-- BEGIN AVAILABLE RECORDS --

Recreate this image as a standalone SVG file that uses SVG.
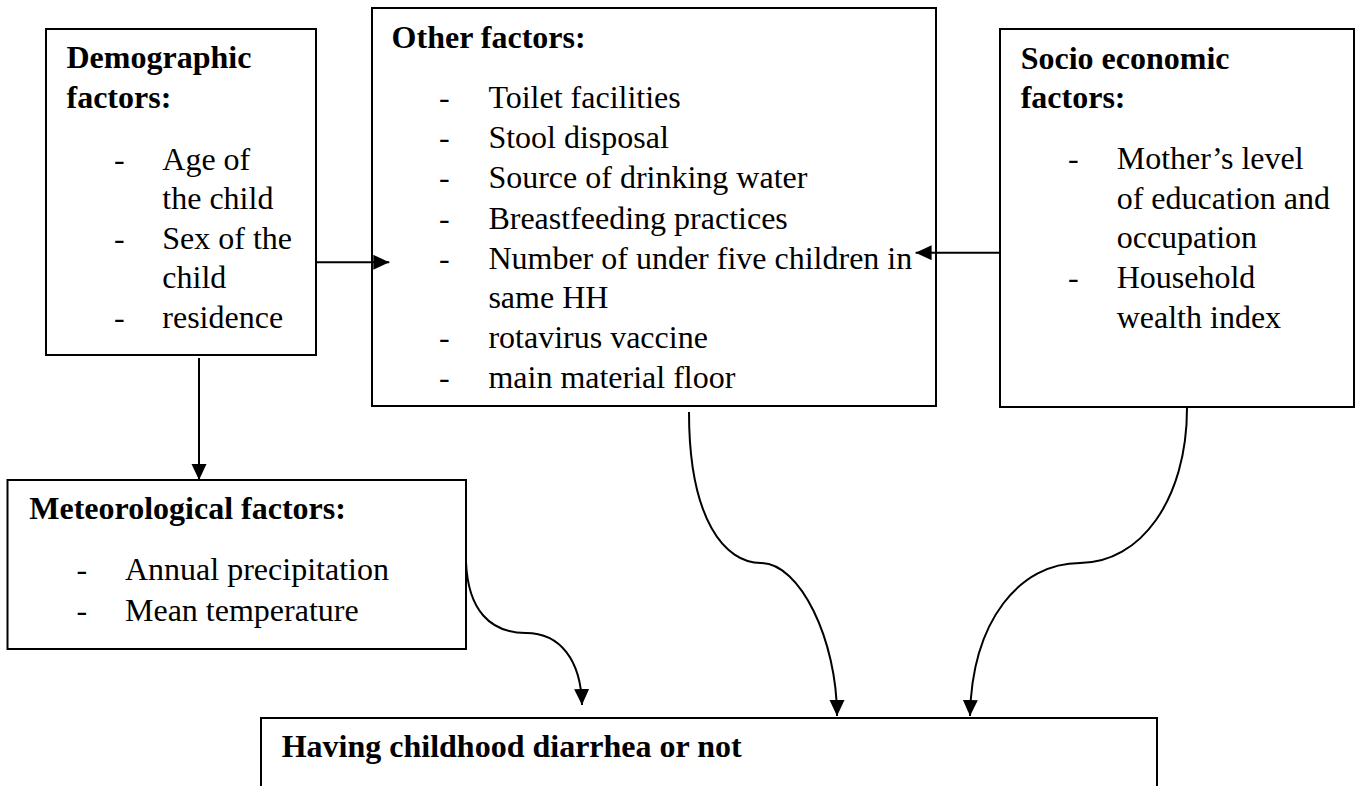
<svg xmlns="http://www.w3.org/2000/svg" width="1355" height="786" viewBox="0 0 1355 786">
<defs>
<style>
.box{fill:#fff;stroke:#000;stroke-width:2}
.t{font-family:"Liberation Serif","Times New Roman",serif;font-size:32px;fill:#000}
.b{font-weight:bold}
.c{fill:none;stroke:#000;stroke-width:2}
</style>
<marker id="ah" markerUnits="userSpaceOnUse" markerWidth="18" markerHeight="16" refX="16" refY="7.5" orient="auto" viewBox="0 0 18 16">
<path d="M0,0 L16,7.5 L0,15 z" fill="#000"/>
</marker>
</defs>
<rect width="1355" height="786" fill="#fff"/>

<g id="demographic">
<rect class="box" x="46" y="29" width="270" height="326"/>
<text class="t b" x="66.5" y="68.3">Demographic</text>
<text class="t b" x="66.5" y="108.3">factors:</text>
<text class="t" x="114" y="170">-</text>
<text class="t" x="162.3" y="170">Age of</text>
<text class="t" x="162.3" y="209.3">the child</text>
<text class="t" x="114" y="249.3">-</text>
<text class="t" x="162.3" y="249.3">Sex of the</text>
<text class="t" x="162.3" y="288.3">child</text>
<text class="t" x="114" y="328.3">-</text>
<text class="t" x="162.3" y="328.3">residence</text>
</g>

<g id="other">
<rect class="box" x="372" y="8" width="564" height="398"/>
<text class="t b" x="391.6" y="48.3">Other factors:</text>
<text class="t" x="439" y="108.3">-</text>
<text class="t" x="488.4" y="108.3">Toilet facilities</text>
<text class="t" x="439" y="148.3">-</text>
<text class="t" x="488.4" y="148.3">Stool disposal</text>
<text class="t" x="439" y="188.3">-</text>
<text class="t" x="488.4" y="188.3">Source of drinking water</text>
<text class="t" x="439" y="229">-</text>
<text class="t" x="488.4" y="229">Breastfeeding practices</text>
<text class="t" x="439" y="269.3">-</text>
<text class="t" x="488.4" y="269.3">Number of under five children in</text>
<text class="t" x="488.4" y="308.3">same HH</text>
<text class="t" x="439" y="348.3">-</text>
<text class="t" x="488.4" y="348.3">rotavirus vaccine</text>
<text class="t" x="439" y="388.3">-</text>
<text class="t" x="488.4" y="388.3">main material floor</text>
</g>

<g id="socio">
<rect class="box" x="1000" y="29" width="354" height="378"/>
<text class="t b" x="1020.7" y="69">Socio economic</text>
<text class="t b" x="1020.7" y="108.3">factors:</text>
<text class="t" x="1068" y="169.3">-</text>
<text class="t" x="1116.7" y="169.3">Mother’s level</text>
<text class="t" x="1116.7" y="209">of education and</text>
<text class="t" x="1116.7" y="248.3">occupation</text>
<text class="t" x="1068" y="288.3">-</text>
<text class="t" x="1116.7" y="288.3">Household</text>
<text class="t" x="1116.7" y="328.3">wealth index</text>
</g>

<g id="meteorological">
<rect class="box" x="7.5" y="480" width="458.5" height="169"/>
<text class="t b" x="29.3" y="519">Meteorological factors:</text>
<text class="t" x="76.5" y="579.5">-</text>
<text class="t" x="125" y="579.5">Annual precipitation</text>
<text class="t" x="76.5" y="620.5">-</text>
<text class="t" x="125" y="620.5">Mean temperature</text>
</g>

<g id="outcome">
<rect class="box" x="261" y="718" width="896" height="100"/>
<text class="t b" x="281.7" y="756.7">Having childhood diarrhea or not</text>
</g>

<g id="connectors">
<path class="c" d="M316,262.3 H389.3" marker-end="url(#ah)"/>
<path class="c" d="M1000,252.7 H915.6" marker-end="url(#ah)"/>
<path class="c" d="M199,358 V480" marker-end="url(#ah)"/>
<path class="c" d="M466,562 C468,610 490,633 526,633 C560,633 581,660 582,705" marker-end="url(#ah)"/>
<path class="c" d="M689,412 C689,520 725,563 761,563 C800,563 837,640 837,716" marker-end="url(#ah)"/>
<path class="c" d="M1187,408 C1187,500 1140,563 1080,563 C1020,563 972,620 970,716" marker-end="url(#ah)"/>
</g>
</svg>
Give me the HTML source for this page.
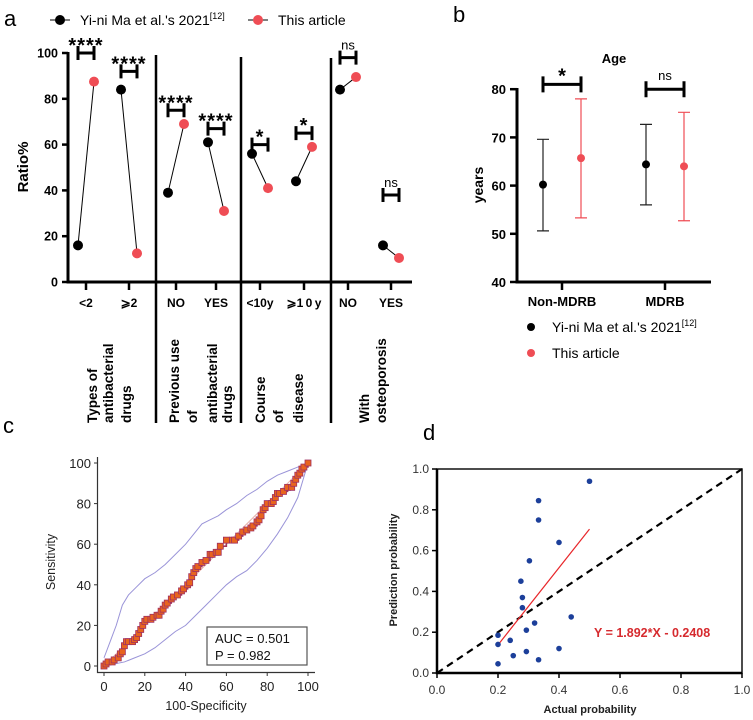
<!DOCTYPE html>
<html><head><meta charset="utf-8"><style>
body{margin:0;background:#fff}
svg{display:block;font-family:"Liberation Sans",Arial,sans-serif}
</style></head><body>
<svg id="s" width="753" height="720" viewBox="0 0 753 720">
<g id="A"></g>
<g id="B"></g>
<g id="C"></g>
<g id="D"></g>
</svg>
<script>
// ---- Panel a data
const aCats=["<2","\u2a7e2","NO","YES","<10y","\u2a7e1\u20090\u2009y","NO","YES"];
const aPrev=[16,84,39,61,56,44,84,16];
const aThis=[87.5,12.5,69,31,41,59,89.5,10.5];
const aSig=["****","****","****","****","*","*","ns","ns"];
const aSigLevel=[100,92,75,67,60,65,98,38];
const aTicks=[0,20,40,60,80,100];
const aGroups=[["Types of","antibacterial","drugs"],["Previous use","of","antibacterial","drugs"],["Course","of","disease"],["With","osteoporosis"]];
// ---- Panel b data
const bCats=["Non-MDRB","MDRB"];
const bPrevMean=[60.2,64.4], bPrevLo=[50.6,56], bPrevHi=[69.6,72.7];
const bThisMean=[65.7,64], bThisLo=[53.3,52.7], bThisHi=[78,75.2];
const bSig=["*","ns"]; const bSigLevel=[81,80];
const bTicks=[40,50,60,70,80];
// ---- Panel c data
const rocX=[0,1,2,4,5,7,8,9,10,11,12,14,15,16,17,18,19,20,21,23,24,26,27,28,29,30,31,33,34,36,38,39,41,42,43,44,45,46,48,50,52,53,55,56,57,60,63,64,66,68,70,72,73,75,76,77,78,79,80,82,83,84,85,86,88,90,92,93,94,95,96,97,98,100];
const rocY=[0,1,2,2,3,4,6,7,10,12,12,12,13,14,16,18,20,22,23,23,24,25,25,27,28,30,31,33,34,35,37,38,40,41,44,46,48,49,51,52,55,55,56,56,59,62,62,62,64,66,67,68,69,71,72,74,77,78,80,80,81,83,85,85,86,88,88,90,92,94,95,97,98,100];
const upX=[0,3,6,9,12,16,20,25,30,35,40,44,48,52,56,60,65,70,75,80,85,90,95,100];
const upY=[4,12,20,30,35,39,43,46,50,55,60,65,70,72,74,77,80,84,87,91,94,96,98,100];
const loX=[0,5,10,15,20,25,30,35,40,45,50,55,60,65,70,75,80,85,90,95,100];
const loY=[0,1,2,4,6,9,13,17,20,25,30,35,40,44,47,52,58,65,73,83,100];
const cTicks=[0,20,40,60,80,100];
// ---- Panel d data
const dX=[0.2,0.2,0.2,0.24,0.25,0.275,0.28,0.28,0.293,0.293,0.303,0.32,0.333,0.333,0.333,0.4,0.4,0.44,0.5];
const dY=[0.185,0.14,0.045,0.16,0.085,0.45,0.37,0.32,0.21,0.105,0.55,0.245,0.845,0.75,0.065,0.64,0.12,0.275,0.94];
const dFit=[0.205,0.5];
const dTicks=[0,0.2,0.4,0.6,0.8,1.0];

const NS="http://www.w3.org/2000/svg";
function mk(p,t,a,txt){const e=document.createElementNS(NS,t);for(const k in a)e.setAttribute(k,a[k]);if(txt!==undefined)e.textContent=txt;p.appendChild(e);return e;}

// ===== Panel A
(function(){
const g=document.getElementById('A');
const ay=v=>282-v*2.29;
const tickX=[86,129,176,216,260,304,348,391];
let t=mk(g,'text',{x:4,y:26,'font-size':22},'a');

let l=mk(g,'g',{});
mk(l,'line',{x1:50,y1:20,x2:70,y2:20,stroke:'#000','stroke-width':1});
mk(l,'circle',{cx:60,cy:20,r:5,fill:'#000'});
t=mk(l,'text',{x:80,y:25,'font-size':14},'Yi-ni Ma et al.\'s 2021');
mk(t,'tspan',{dy:-6,'font-size':9},'[12]');
mk(l,'line',{x1:248,y1:20,x2:268,y2:20,stroke:'#000','stroke-width':1});
mk(l,'circle',{cx:258,cy:20,r:5,fill:'#ef4d55'});
mk(l,'text',{x:278,y:25,'font-size':14},'This article');
let ax=mk(g,'g',{});
mk(ax,'line',{x1:68,y1:52,x2:68,y2:283.5,stroke:'#000','stroke-width':3});
aTicks.forEach(v=>{mk(ax,'line',{x1:62,y1:ay(v),x2:68,y2:ay(v),stroke:'#000','stroke-width':2.5});
 mk(ax,'text',{x:58,y:ay(v)+4.5,'font-size':12.5,'font-weight':'bold','text-anchor':'end'},v);});
t=mk(g,'text',{x:0,y:0,'font-size':15,'font-weight':'bold','text-anchor':'middle',transform:'translate(28,167) rotate(-90)'},'Ratio%');

let xa=mk(g,'g',{});
mk(xa,'line',{x1:67,y1:282,x2:412,y2:282,stroke:'#000','stroke-width':3});
[[156,55],[241,57],[331,58]].forEach(d=>mk(xa,'line',{x1:d[0],y1:d[1],x2:d[0],y2:423,stroke:'#000','stroke-width':2.5}));
aCats.forEach((c,i)=>{mk(xa,'line',{x1:tickX[i],y1:282,x2:tickX[i],y2:290,stroke:'#000','stroke-width':2.5});
 mk(xa,'text',{x:tickX[i],y:307,'font-size':12,'font-weight':'bold','text-anchor':'middle'},c);});
const colX=[[97,113,131],[179,197,217,232],[265,283,303],[369,386]];
aGroups.forEach((gr,i)=>gr.forEach((s,j)=>{const e=mk(xa,'text',{x:0,y:0,'font-size':13.5,'font-weight':'bold',transform:`translate(${colX[i][j]},423) rotate(-90)`},s);
 }));
aCats.forEach((c,i)=>{
 const xb=tickX[i]-8,xr=tickX[i]+8;
 const s=mk(g,'g',{});
 mk(s,'line',{x1:xb,y1:ay(aPrev[i]),x2:xr,y2:ay(aThis[i]),stroke:'#000','stroke-width':1});
 const p=mk(s,'circle',{cx:xb,cy:ay(aPrev[i]),r:5,fill:'#000'});
 
 const q=mk(s,'circle',{cx:xr,cy:ay(aThis[i]),r:5,fill:'#ef4d55'});
 
 const by=ay(aSigLevel[i]);
 const b=mk(g,'g',{});
 mk(b,'path',{d:`M${xb},${by-7}V${by+7}M${xb},${by}H${xr}M${xr},${by-7}V${by+7}`,stroke:'#000','stroke-width':3,fill:'none'});
 if(aSig[i]==='ns') mk(b,'text',{x:tickX[i],y:by-8,'font-size':13,'text-anchor':'middle'},'ns');
 else mk(b,'text',{x:tickX[i],y:by-1,'font-size':20,'font-weight':'bold','text-anchor':'middle','letter-spacing':1},aSig[i]);
});
})();

// ===== Panel B
(function(){
const g=document.getElementById('B');
const by=v=>282-(v-40)*4.82;
const cx=[562,665];
let t=mk(g,'text',{x:453,y:22,'font-size':22},'b');

t=mk(g,'text',{x:614,y:63,'font-size':13,'font-weight':'bold','text-anchor':'middle'},'Age');

let ax=mk(g,'g',{});
mk(ax,'line',{x1:517,y1:88,x2:517,y2:283.5,stroke:'#000','stroke-width':3});
bTicks.forEach(v=>{mk(ax,'line',{x1:510,y1:by(v),x2:517,y2:by(v),stroke:'#000','stroke-width':2.5});
 mk(ax,'text',{x:506,y:by(v)+5,'font-size':13,'font-weight':'bold','text-anchor':'end'},v);});
t=mk(g,'text',{x:0,y:0,'font-size':14,'font-weight':'bold','text-anchor':'middle',transform:'translate(483,185) rotate(-90)'},'years');

let xa=mk(g,'g',{});
mk(xa,'line',{x1:516,y1:282,x2:711,y2:282,stroke:'#000','stroke-width':3});
bCats.forEach((c,i)=>{mk(xa,'line',{x1:cx[i],y1:282,x2:cx[i],y2:290,stroke:'#000','stroke-width':2.5});
 mk(xa,'text',{x:cx[i],y:306,'font-size':13,'font-weight':'bold','text-anchor':'middle'},c);});
bCats.forEach((c,i)=>{
 [[bPrevMean,bPrevLo,bPrevHi,-19,'#000','#222'],[bThisMean,bThisLo,bThisHi,19,'#ef4d55','#ef4d55']].forEach((s,k)=>{
  const x=cx[i]+s[3];
  const e=mk(g,'g',{});
  mk(e,'path',{d:`M${x},${by(s[1][i])}V${by(s[2][i])}M${x-6},${by(s[1][i])}H${x+6}M${x-6},${by(s[2][i])}H${x+6}`,stroke:s[5],'stroke-width':1.2,fill:'none'});
  mk(e,'circle',{cx:x,cy:by(s[0][i]),r:4,fill:s[4]});
 });
 const x1=cx[i]-19,x2=cx[i]+19,y=by(bSigLevel[i]);
 const b=mk(g,'g',{});
 mk(b,'path',{d:`M${x1},${y-8}V${y+8}M${x1},${y}H${x2}M${x2},${y-8}V${y+8}`,stroke:'#000','stroke-width':3,fill:'none'});
 if(bSig[i]==='ns') mk(b,'text',{x:cx[i],y:y-9,'font-size':13,'text-anchor':'middle'},'ns');
 else mk(b,'text',{x:cx[i],y:y-2,'font-size':20,'font-weight':'bold','text-anchor':'middle'},'*');
});
let l=mk(g,'g',{});
mk(l,'circle',{cx:531,cy:327,r:4,fill:'#000'});
t=mk(l,'text',{x:552,y:332,'font-size':14},'Yi-ni Ma et al.\'s 2021');
mk(t,'tspan',{dy:-6,'font-size':9},'[12]');
mk(l,'circle',{cx:531,cy:353,r:4,fill:'#ef4d55'});
mk(l,'text',{x:552,y:358,'font-size':14},'This article');
})();

// ===== Panel C
(function(){
const g=document.getElementById('C');
const cxs=v=>104+v*2.04, cys=v=>666-v*2.03;
let t=mk(g,'text',{x:3,y:433,'font-size':22},'c');

let ax=mk(g,'g',{});
mk(ax,'path',{d:'M97.5,457V672.5H315',stroke:'#333','stroke-width':1.2,fill:'none'});
cTicks.forEach(v=>{
 mk(ax,'line',{x1:94,y1:cys(v),x2:97.5,y2:cys(v),stroke:'#333'});
 mk(ax,'text',{x:91,y:cys(v)+5,'font-size':13,'text-anchor':'end',fill:'#222'},v);
 mk(ax,'line',{x1:cxs(v),y1:672.5,x2:cxs(v),y2:676,stroke:'#333'});
 mk(ax,'text',{x:cxs(v),y:691,'font-size':13,'text-anchor':'middle',fill:'#222'},v);
});
t=mk(g,'text',{x:0,y:0,'font-size':12.5,'text-anchor':'middle',fill:'#222',transform:'translate(55,562) rotate(-90)'},'Sensitivity');

t=mk(g,'text',{x:206,y:710,'font-size':12.5,'text-anchor':'middle',fill:'#222'},'100-Specificity');

mk(g,'line',{x1:cxs(0),y1:cys(0),x2:cxs(100),y2:cys(100),stroke:'#e8b0a8','stroke-width':1});
const pl=(xs,ys,stepped)=>{let d='';xs.forEach((x,i)=>{if(i===0)d+=`M${cxs(x)},${cys(ys[i])}`;else if(stepped)d+=`H${cxs(x)}V${cys(ys[i])}`;else d+=`L${cxs(x)},${cys(ys[i])}`;});return d;};
let e=mk(g,'path',{d:pl(upX,upY),stroke:'#9a94d8','stroke-width':1,fill:'none'});

e=mk(g,'path',{d:pl(loX,loY),stroke:'#9a94d8','stroke-width':1,fill:'none'});

e=mk(g,'path',{d:pl(rocX,rocY,true),stroke:'#a0345a','stroke-width':1.5,fill:'none'});

rocX.forEach((x,i)=>{const r=mk(g,'rect',{x:cxs(x)-3,y:cys(rocY[i])-3,width:6,height:6,fill:'#e8641e',stroke:'#a03060','stroke-width':0.8});
 });
const bx=mk(g,'g',{});
mk(bx,'rect',{x:207,y:627,width:100,height:38,fill:'#fff',stroke:'#555','stroke-width':1.2});
mk(bx,'text',{x:215,y:643,'font-size':13,fill:'#111'},'AUC = 0.501');
mk(bx,'text',{x:215,y:660,'font-size':13,fill:'#111'},'P = 0.982');
})();

// ===== Panel D
(function(){
const g=document.getElementById('D');
const dxs=v=>437+v*305, dys=v=>673-v*204;
let t=mk(g,'text',{x:423,y:440,'font-size':22},'d');

let ax=mk(g,'g',{});
mk(ax,'rect',{x:437,y:469,width:305,height:204,fill:'none',stroke:'#111','stroke-width':1.5});
mk(ax,'path',{d:'M437,469V673H742',stroke:'#000','stroke-width':2.5,fill:'none'});
dTicks.forEach(v=>{
 mk(ax,'line',{x1:432,y1:dys(v),x2:437,y2:dys(v),stroke:'#000','stroke-width':1.5});
 mk(ax,'text',{x:429,y:dys(v)+4,'font-size':12,'text-anchor':'end',fill:'#333'},v.toFixed(1));
 mk(ax,'line',{x1:dxs(v),y1:673,x2:dxs(v),y2:678,stroke:'#000','stroke-width':1.5});
 mk(ax,'text',{x:dxs(v),y:694,'font-size':12,'text-anchor':'middle',fill:'#333'},v.toFixed(1));
});
t=mk(g,'text',{x:0,y:0,'font-size':11,'font-weight':'bold','text-anchor':'middle',fill:'#222',transform:'translate(397,570) rotate(-90)'},'Prediction probability');

t=mk(g,'text',{x:590,y:713,'font-size':11,'font-weight':'bold','text-anchor':'middle',fill:'#222'},'Actual probability');

let e=mk(g,'line',{x1:dxs(0),y1:dys(0),x2:dxs(1),y2:dys(1),stroke:'#000','stroke-width':2.2,'stroke-dasharray':'7,5'});

const f=x=>1.892*x-0.2408;
e=mk(g,'line',{x1:dxs(dFit[0]),y1:dys(f(dFit[0])),x2:dxs(dFit[1]),y2:dys(f(dFit[1])),stroke:'#e8262a','stroke-width':1.2});

dX.forEach((x,i)=>{const c=mk(g,'circle',{cx:dxs(x),cy:dys(dY[i]),r:2.8,fill:'#1c3f9a'});
 });
t=mk(g,'text',{x:594,y:637,'font-size':12.5,'font-weight':'bold',fill:'#d62a2e'},'Y = 1.892*X - 0.2408');

})();
</script>
</body></html>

-- END AVAILABLE RECORDS --

=== GOAL ===
Give back the exact lines above, running from the one that has "Give me the HTML source for this page." through the one that has "const dTicks=[0,0.2,0.4,0.6,0.8,1.0];", with nothing added and no pictures.

=== TASK OUTPUT ===
Give me the HTML source for this page.
<!DOCTYPE html>
<html><head><meta charset="utf-8"><style>
body{margin:0;background:#fff}
svg{display:block;font-family:"Liberation Sans",Arial,sans-serif}
</style></head><body>
<svg id="s" width="753" height="720" viewBox="0 0 753 720">
<g id="A"></g>
<g id="B"></g>
<g id="C"></g>
<g id="D"></g>
</svg>
<script>
// ---- Panel a data
const aCats=["<2","\u2a7e2","NO","YES","<10y","\u2a7e1\u20090\u2009y","NO","YES"];
const aPrev=[16,84,39,61,56,44,84,16];
const aThis=[87.5,12.5,69,31,41,59,89.5,10.5];
const aSig=["****","****","****","****","*","*","ns","ns"];
const aSigLevel=[100,92,75,67,60,65,98,38];
const aTicks=[0,20,40,60,80,100];
const aGroups=[["Types of","antibacterial","drugs"],["Previous use","of","antibacterial","drugs"],["Course","of","disease"],["With","osteoporosis"]];
// ---- Panel b data
const bCats=["Non-MDRB","MDRB"];
const bPrevMean=[60.2,64.4], bPrevLo=[50.6,56], bPrevHi=[69.6,72.7];
const bThisMean=[65.7,64], bThisLo=[53.3,52.7], bThisHi=[78,75.2];
const bSig=["*","ns"]; const bSigLevel=[81,80];
const bTicks=[40,50,60,70,80];
// ---- Panel c data
const rocX=[0,1,2,4,5,7,8,9,10,11,12,14,15,16,17,18,19,20,21,23,24,26,27,28,29,30,31,33,34,36,38,39,41,42,43,44,45,46,48,50,52,53,55,56,57,60,63,64,66,68,70,72,73,75,76,77,78,79,80,82,83,84,85,86,88,90,92,93,94,95,96,97,98,100];
const rocY=[0,1,2,2,3,4,6,7,10,12,12,12,13,14,16,18,20,22,23,23,24,25,25,27,28,30,31,33,34,35,37,38,40,41,44,46,48,49,51,52,55,55,56,56,59,62,62,62,64,66,67,68,69,71,72,74,77,78,80,80,81,83,85,85,86,88,88,90,92,94,95,97,98,100];
const upX=[0,3,6,9,12,16,20,25,30,35,40,44,48,52,56,60,65,70,75,80,85,90,95,100];
const upY=[4,12,20,30,35,39,43,46,50,55,60,65,70,72,74,77,80,84,87,91,94,96,98,100];
const loX=[0,5,10,15,20,25,30,35,40,45,50,55,60,65,70,75,80,85,90,95,100];
const loY=[0,1,2,4,6,9,13,17,20,25,30,35,40,44,47,52,58,65,73,83,100];
const cTicks=[0,20,40,60,80,100];
// ---- Panel d data
const dX=[0.2,0.2,0.2,0.24,0.25,0.275,0.28,0.28,0.293,0.293,0.303,0.32,0.333,0.333,0.333,0.4,0.4,0.44,0.5];
const dY=[0.185,0.14,0.045,0.16,0.085,0.45,0.37,0.32,0.21,0.105,0.55,0.245,0.845,0.75,0.065,0.64,0.12,0.275,0.94];
const dFit=[0.205,0.5];
const dTicks=[0,0.2,0.4,0.6,0.8,1.0];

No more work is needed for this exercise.